Весной 1922 года в Берлине произошла одна из самых загадочных историй в жизни русской эмиграции. Выводить ее из событий этой же весны в Москве едва ли правомочно; во всяком случае, достаточных фактов у нас для этого нет. Но некое соотнесение, особенно в исторической перспективе, которая мне, пишущему эти очерки в 1988 году, доступна, напрашивается. Вспомним, во-первых, что весной 1922 года Сталин становится Генеральным секретарем, что 25 мая у Ленина случается первый удар и он на несколько месяцев, фактически до осени, становится неработоспособным. Вспомним, наконец, что в стране продолжал активно разворачиваться нэп, вызвавший наряду с быстрым возрождением экономической жизни и существенное смятение в умах большевиков, интеллигенции, рабочих. Одни видели в нем восстановление прежних, утраченных в эпоху "военного коммунизма" свобод, возвращение привычных форм демократии, другие - отступление от завоеваний революции, уступку буржуазии. В стране быстро возрождается интеллектуальная жизнь, приглушенная годами "военного коммунизма", потом страшным голодом 1921-1922 годов. Один за другим возникают новые журналы, альманахи, в которых авторами выступают люди, после революции оказавшиеся как бы на периферии политической жизни, - те, кого долгое время (а отчасти и до сих пор) было принято называть "представителями буржуазной интеллигенции". В стране, сталкиваясь и часто смешиваясь, дуют порожденные нэпом ветры надежд, иллюзий, разочарований.

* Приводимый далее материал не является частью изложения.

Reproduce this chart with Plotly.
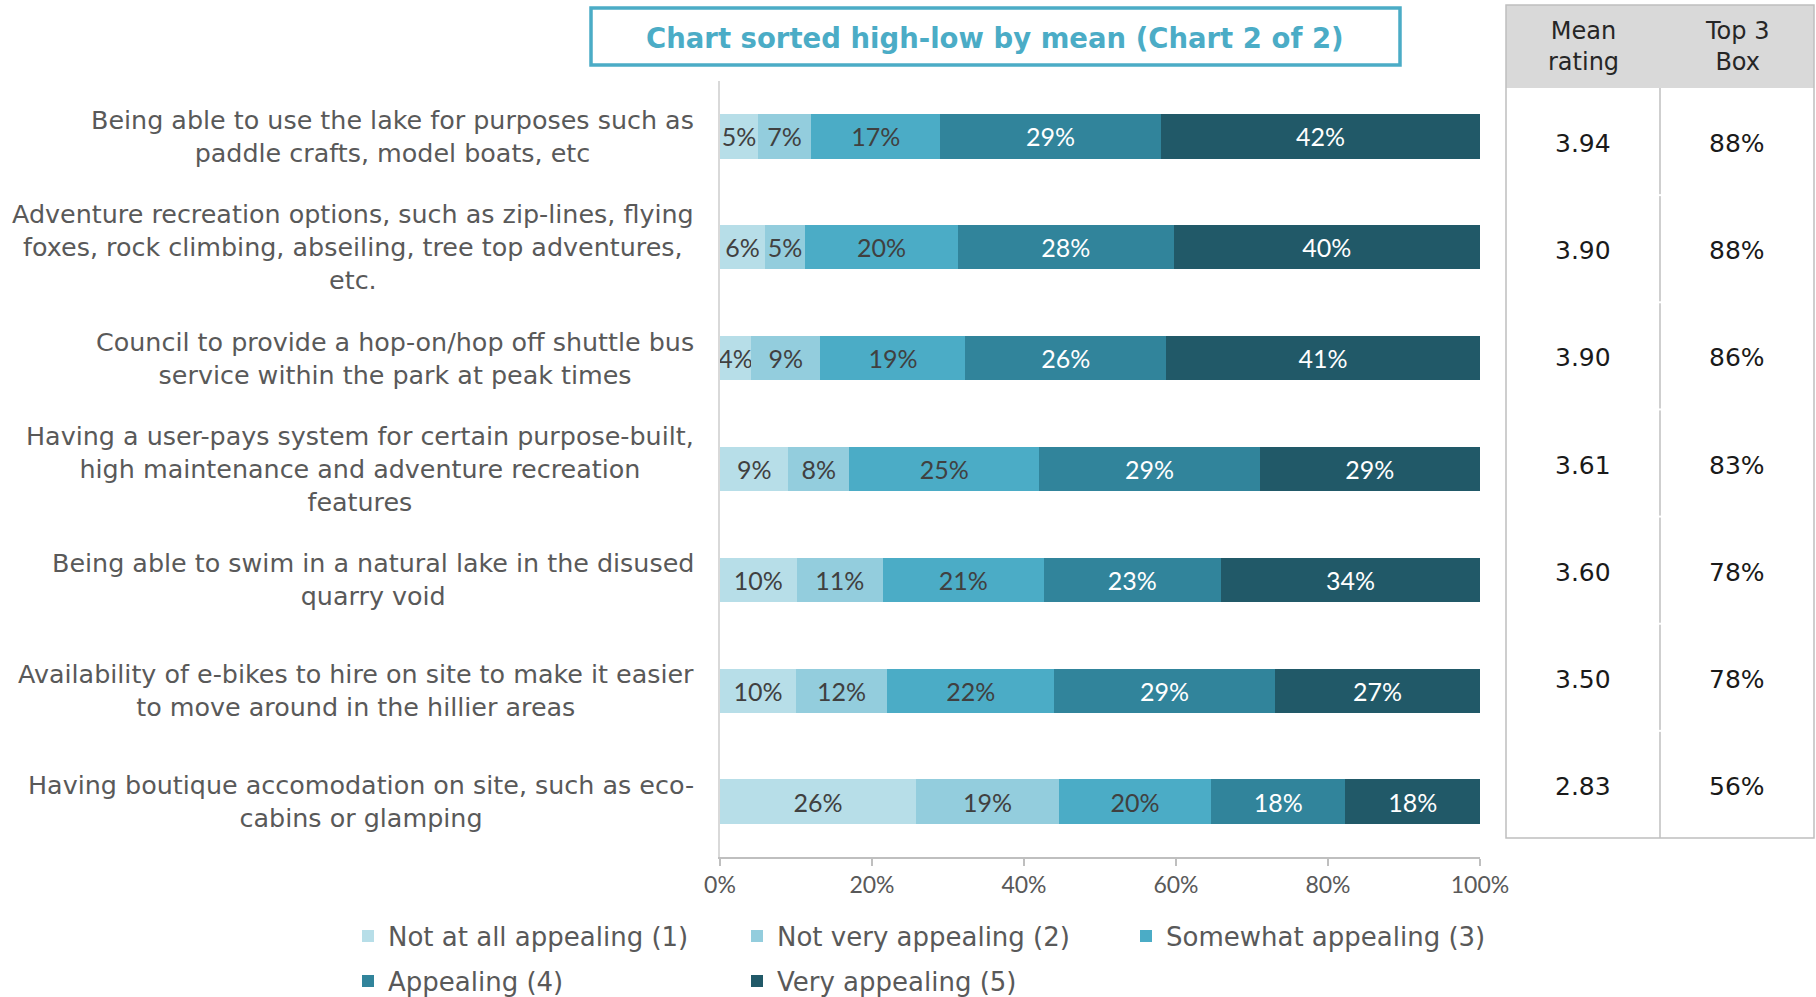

Однако многим реверс нэпа был непонятен. Отталкивающие политику гражданского мира отказывались принять реалии "рыжего времени". Газеты той поры нередко сообщают о случаях самоубийств идейных коммунистов, воспринявших "отступление" как личную трагедию, как отказ от принципов революции. 20 мая 1922 г. "Правда" помещает некролог по случаю самоубийства 17-летнего комсомольца, не понявшего нового времени. Автор некролога пишет о юноше: "Часто приходилось от него слышать, что прежде всего надо быть коммунистом, а потом уже человеком".
Настороженное, часто острокритическое отношение к нэпу, во всяком случае, к внешним его проявлениям было свойственно не только большевикам и комсомольцам, но и части беспартийной интеллигенции. Свидетельством таких настроений может служить письмо К. И. Чуковского, опубликованное в берлинской газете "Руль" летом 1922 года: "...Нищих теперь множество. Но еще больше жирных, наглых и вульгарных богачей. Игорных притонов тысячи. Все кутят, все пьянствуют, живут вовсю. Стоило устраивать такую войну и такую революцию, чтобы вот этакие гниды пили, ели, плодились и чванились! Наряды у них ослепительные. Автомобили, лихачи. А книг никто не покупает. Самые лучшие книги гниют в магазинах. Этим новобогачам не до книг!" 1.
Весьма своеобразна в этот период идейная обстановка в стране. С одной стороны, "демократия", жесткую характеристику которой дал Г. Зиновьев на XI съезде партии: "...Мы имеем монополию легальности, мы отказали в политической свободе нашим противникам. Мы не даем легально существовать тем, кто претендует на соперничество с нами... Диктатура пролетариата, как говорит товарищ Ленин, есть очень жестокая вещь. Для того, чтобы обеспечить победу диктатуры пролетариата, нельзя обойтись без того, чтобы не переломать хребет всем противникам диктатуры" 2.